The reports that change decisions
Cost per account vs revenue per account
Sum cost_usd per user, set against their subscription. The distribution is always more interesting than the average: typically a long tail of cheap users and a small head of users burning multiples of their plan price. That head is your pricing-page redesign waiting to happen — usage caps, metered tiers, or an enterprise conversation.
Margin per feature
Group by the feature property. When document_summary costs 4× what chat costs but drives half the retention, you have a real product strategy question — and actual numbers to argue it with.
Latency vs abandonment
Join ttft_ms with what users did next. If generations over 3 s of first-token latency correlate with session abandonment, that is your case for a faster model on the interactive path — or for streaming UX work. Same analysis as page speed vs conversion, new bottleneck.
Cost per acquisition channel
The exotic one nobody computes: because generations carry visitor_id and the visitor carries first-touch UTM, you can see that users from Channel A cost twice as much to serve as users from Channel B. CAC was never the whole story; for AI apps, cost-to-serve by channel completes it.
Keep the volume sane
High-frequency apps can emit a lot of generation events.

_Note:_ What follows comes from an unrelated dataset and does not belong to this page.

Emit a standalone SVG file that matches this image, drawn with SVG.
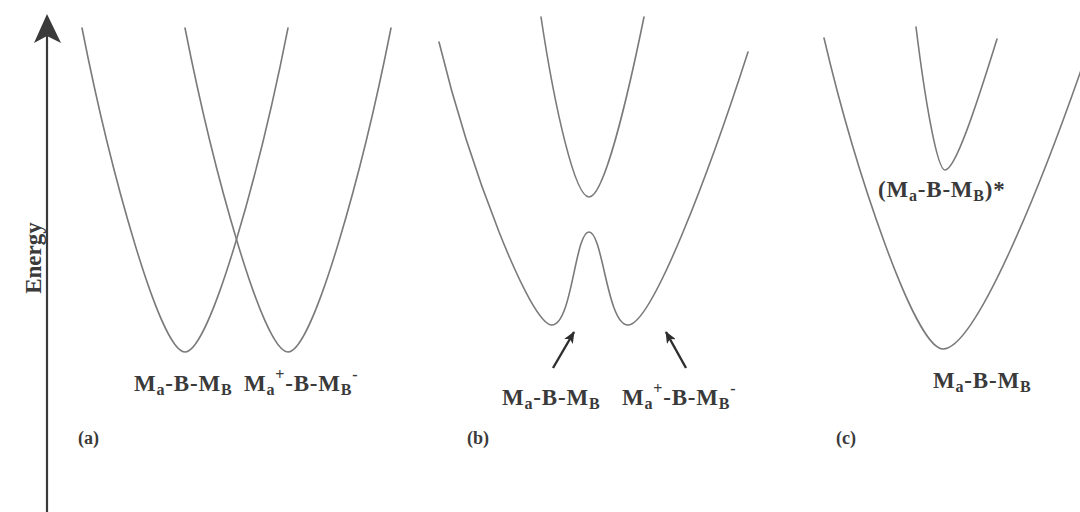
<svg xmlns="http://www.w3.org/2000/svg" width="1080" height="512" viewBox="0 0 1080 512">
<defs>
<style>
.curve{fill:none;stroke:#7a7a7a;stroke-width:1.6;stroke-linecap:round}
.axis{fill:none;stroke:#3a3a3a;stroke-width:2.2}
.lbl{font-family:"Liberation Serif","Times New Roman",serif;font-weight:bold;fill:#3a3a3a;font-size:23px;letter-spacing:0.8px}
.sm{font-size:16px}
.pl{font-family:"Liberation Serif","Times New Roman",serif;font-weight:bold;fill:#3a3a3a;font-size:18px}
.arr{stroke:#2e2e2e;stroke-width:2.4;fill:none}
</style>
<marker id="ah" viewBox="0 0 12 10" refX="11" refY="5" markerWidth="12" markerHeight="10" markerUnits="userSpaceOnUse" orient="auto">
<path d="M0,0 L12,5 L0,10 L3,5 Z" fill="#2e2e2e"/>
</marker>
</defs>
<rect width="1080" height="512" fill="#ffffff"/>

<g id="axis">
<line class="axis" x1="47" y1="30" x2="47" y2="512"/>
<path d="M47,14 L61,43 L47,36 L34,43 Z" fill="#3a3a3a"/>
<text class="lbl" transform="translate(41,258) rotate(-90)" text-anchor="middle" style="letter-spacing:0">Energy</text>
</g>

<g id="panel-a">
<path class="curve" d="M82,28 C110,170 160,352 185,352 C210,352 260,170 288,28"/>
<path class="curve" d="M185,28 C213,170 263,352 288,352 C313,352 363,170 391,28"/>
<text class="lbl" x="134" y="391">M<tspan class="sm" dy="4">a</tspan><tspan dy="-4">-B-M</tspan><tspan class="sm" dy="4">B</tspan></text>
<text class="lbl" x="244" y="391">M<tspan class="sm" dy="4">a</tspan><tspan class="sm" dy="-15">+</tspan><tspan dy="11">-B-M</tspan><tspan class="sm" dy="4">B</tspan><tspan class="sm" dy="-15">-</tspan></text>
<text class="pl" x="78" y="444">(a)</text>
</g>

<g id="panel-b">
<path class="curve" d="M439,42 C470,170 530,325 552,325 C572,325 575,232 589,232 C603,232 607,325 628,325 C652,325 710,170 748,52"/>
<path class="curve" d="M541,17 C555,110 575,197 589,197 C603,197 625,110 644,17"/>
<text class="lbl" x="502" y="405">M<tspan class="sm" dy="4">a</tspan><tspan dy="-4">-B-M</tspan><tspan class="sm" dy="4">B</tspan></text>
<text class="lbl" x="622" y="405">M<tspan class="sm" dy="4">a</tspan><tspan class="sm" dy="-15">+</tspan><tspan dy="11">-B-M</tspan><tspan class="sm" dy="4">B</tspan><tspan class="sm" dy="-15">-</tspan></text>
<text class="pl" x="467" y="444">(b)</text>
</g>

<g id="panel-c">
<path class="curve" d="M824,38 C855,170 915,349 943,349 C975,349 1040,190 1088,50"/>
<path class="curve" d="M916,27 C925,100 937,170 945,170 C955,170 975,110 997,39"/>
<text class="lbl" x="878" y="197">(M<tspan class="sm" dy="4">a</tspan><tspan dy="-4">-B-M</tspan><tspan class="sm" dy="4">B</tspan><tspan dy="-4">)*</tspan></text>
<text class="lbl" x="933" y="388">M<tspan class="sm" dy="4">a</tspan><tspan dy="-4">-B-M</tspan><tspan class="sm" dy="4">B</tspan></text>
<text class="pl" x="836" y="444">(c)</text>
</g>

<g id="connectors">
<line class="arr" x1="553" y1="368" x2="574" y2="332" marker-end="url(#ah)"/>
<line class="arr" x1="686" y1="368" x2="666" y2="332" marker-end="url(#ah)"/>
</g>
</svg>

Two pragmatic options: aggregate per session server-side before sending (one event per N generations with summed tokens), or sample uniformly and scale up — unit economics needs honest distributions, not every row. Start unsampled within the free 10k events/month and decide with data.
AI products get measured on a new axis, but the machinery is the same one good web analytics always had: events with properties, joined on one user record. Design four good events and your unit economics goes from vibes to a dashboard.